▶ SOURCE DATA:

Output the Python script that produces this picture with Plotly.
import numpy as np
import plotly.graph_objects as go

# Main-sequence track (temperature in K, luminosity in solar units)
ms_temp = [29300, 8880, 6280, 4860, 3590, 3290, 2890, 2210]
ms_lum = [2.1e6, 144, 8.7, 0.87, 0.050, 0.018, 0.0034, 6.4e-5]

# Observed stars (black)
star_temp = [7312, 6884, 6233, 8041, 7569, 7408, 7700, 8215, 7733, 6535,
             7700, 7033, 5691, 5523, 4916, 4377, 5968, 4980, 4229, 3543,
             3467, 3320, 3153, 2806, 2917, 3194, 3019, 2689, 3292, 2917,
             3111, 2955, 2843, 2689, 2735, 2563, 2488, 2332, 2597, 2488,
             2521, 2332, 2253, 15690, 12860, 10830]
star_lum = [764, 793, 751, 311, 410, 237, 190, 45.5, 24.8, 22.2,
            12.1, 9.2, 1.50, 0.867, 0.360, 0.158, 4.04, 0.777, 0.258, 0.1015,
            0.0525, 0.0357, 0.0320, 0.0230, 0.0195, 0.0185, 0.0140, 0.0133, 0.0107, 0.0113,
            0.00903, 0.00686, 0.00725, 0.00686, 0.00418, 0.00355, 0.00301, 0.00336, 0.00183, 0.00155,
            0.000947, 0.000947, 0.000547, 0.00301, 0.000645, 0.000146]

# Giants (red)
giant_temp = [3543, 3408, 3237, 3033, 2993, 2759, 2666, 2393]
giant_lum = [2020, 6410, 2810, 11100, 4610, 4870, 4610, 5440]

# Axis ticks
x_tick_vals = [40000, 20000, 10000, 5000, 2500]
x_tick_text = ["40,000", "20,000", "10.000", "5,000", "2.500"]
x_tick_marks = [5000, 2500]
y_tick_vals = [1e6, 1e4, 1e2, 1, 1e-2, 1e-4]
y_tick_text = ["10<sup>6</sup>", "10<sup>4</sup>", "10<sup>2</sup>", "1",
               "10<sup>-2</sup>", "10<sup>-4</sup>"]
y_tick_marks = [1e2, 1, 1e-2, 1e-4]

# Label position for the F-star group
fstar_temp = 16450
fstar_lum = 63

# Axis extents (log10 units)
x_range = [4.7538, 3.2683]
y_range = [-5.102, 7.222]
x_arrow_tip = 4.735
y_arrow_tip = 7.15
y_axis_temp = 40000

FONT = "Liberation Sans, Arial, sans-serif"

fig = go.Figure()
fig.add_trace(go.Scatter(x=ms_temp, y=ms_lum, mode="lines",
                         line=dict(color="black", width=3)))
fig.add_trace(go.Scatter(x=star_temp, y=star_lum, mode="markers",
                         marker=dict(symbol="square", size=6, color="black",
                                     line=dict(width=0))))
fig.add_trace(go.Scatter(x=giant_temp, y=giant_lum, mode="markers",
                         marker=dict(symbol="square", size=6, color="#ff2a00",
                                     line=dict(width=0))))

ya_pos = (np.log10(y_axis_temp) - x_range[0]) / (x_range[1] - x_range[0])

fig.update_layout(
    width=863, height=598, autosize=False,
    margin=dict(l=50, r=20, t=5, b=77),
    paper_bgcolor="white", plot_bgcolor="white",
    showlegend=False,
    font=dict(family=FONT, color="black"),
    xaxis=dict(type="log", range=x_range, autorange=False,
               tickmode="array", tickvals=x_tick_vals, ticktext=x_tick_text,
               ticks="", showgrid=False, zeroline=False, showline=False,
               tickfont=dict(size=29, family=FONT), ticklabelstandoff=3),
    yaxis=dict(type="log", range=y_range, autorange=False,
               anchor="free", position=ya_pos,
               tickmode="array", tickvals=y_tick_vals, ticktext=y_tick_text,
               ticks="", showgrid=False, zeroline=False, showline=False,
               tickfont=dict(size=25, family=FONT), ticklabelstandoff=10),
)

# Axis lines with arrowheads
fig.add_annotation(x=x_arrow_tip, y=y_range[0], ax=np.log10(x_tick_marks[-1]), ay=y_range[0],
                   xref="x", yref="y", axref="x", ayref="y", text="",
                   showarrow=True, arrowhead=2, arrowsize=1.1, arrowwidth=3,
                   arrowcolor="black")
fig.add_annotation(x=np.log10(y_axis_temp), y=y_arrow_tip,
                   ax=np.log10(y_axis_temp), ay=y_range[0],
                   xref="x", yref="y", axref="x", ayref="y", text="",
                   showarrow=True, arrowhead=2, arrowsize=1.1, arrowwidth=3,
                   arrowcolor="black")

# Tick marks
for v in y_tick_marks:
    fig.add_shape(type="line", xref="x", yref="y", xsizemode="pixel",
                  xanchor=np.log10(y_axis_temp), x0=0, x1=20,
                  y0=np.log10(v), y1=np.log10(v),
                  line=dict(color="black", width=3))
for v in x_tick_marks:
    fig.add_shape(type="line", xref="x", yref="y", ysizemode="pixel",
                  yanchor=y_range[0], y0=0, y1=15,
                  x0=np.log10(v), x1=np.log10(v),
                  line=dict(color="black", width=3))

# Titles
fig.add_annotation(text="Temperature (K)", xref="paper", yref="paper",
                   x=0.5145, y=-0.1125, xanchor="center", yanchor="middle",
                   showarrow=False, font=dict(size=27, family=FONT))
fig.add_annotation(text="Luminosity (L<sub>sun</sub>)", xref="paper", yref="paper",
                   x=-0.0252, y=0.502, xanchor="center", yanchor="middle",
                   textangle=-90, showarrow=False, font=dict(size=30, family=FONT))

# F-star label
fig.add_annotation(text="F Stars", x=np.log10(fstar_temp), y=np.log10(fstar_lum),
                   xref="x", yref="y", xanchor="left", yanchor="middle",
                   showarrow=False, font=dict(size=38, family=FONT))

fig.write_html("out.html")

▶ AIM: Lines from the beginning of the data above through the line containing "giant_lum = [2020, 6410, 2810, 11100, 4610, 4870, 4610, 5440]" are to be returned exactly, and no others.

▶ THE OUTPUT:
Output the Python script that produces this picture with Plotly.
import numpy as np
import plotly.graph_objects as go

# Main-sequence track (temperature in K, luminosity in solar units)
ms_temp = [29300, 8880, 6280, 4860, 3590, 3290, 2890, 2210]
ms_lum = [2.1e6, 144, 8.7, 0.87, 0.050, 0.018, 0.0034, 6.4e-5]

# Observed stars (black)
star_temp = [7312, 6884, 6233, 8041, 7569, 7408, 7700, 8215, 7733, 6535,
             7700, 7033, 5691, 5523, 4916, 4377, 5968, 4980, 4229, 3543,
             3467, 3320, 3153, 2806, 2917, 3194, 3019, 2689, 3292, 2917,
             3111, 2955, 2843, 2689, 2735, 2563, 2488, 2332, 2597, 2488,
             2521, 2332, 2253, 15690, 12860, 10830]
star_lum = [764, 793, 751, 311, 410, 237, 190, 45.5, 24.8, 22.2,
            12.1, 9.2, 1.50, 0.867, 0.360, 0.158, 4.04, 0.777, 0.258, 0.1015,
            0.0525, 0.0357, 0.0320, 0.0230, 0.0195, 0.0185, 0.0140, 0.0133, 0.0107, 0.0113,
            0.00903, 0.00686, 0.00725, 0.00686, 0.00418, 0.00355, 0.00301, 0.00336, 0.00183, 0.00155,
            0.000947, 0.000947, 0.000547, 0.00301, 0.000645, 0.000146]

# Giants (red)
giant_temp = [3543, 3408, 3237, 3033, 2993, 2759, 2666, 2393]
giant_lum = [2020, 6410, 2810, 11100, 4610, 4870, 4610, 5440]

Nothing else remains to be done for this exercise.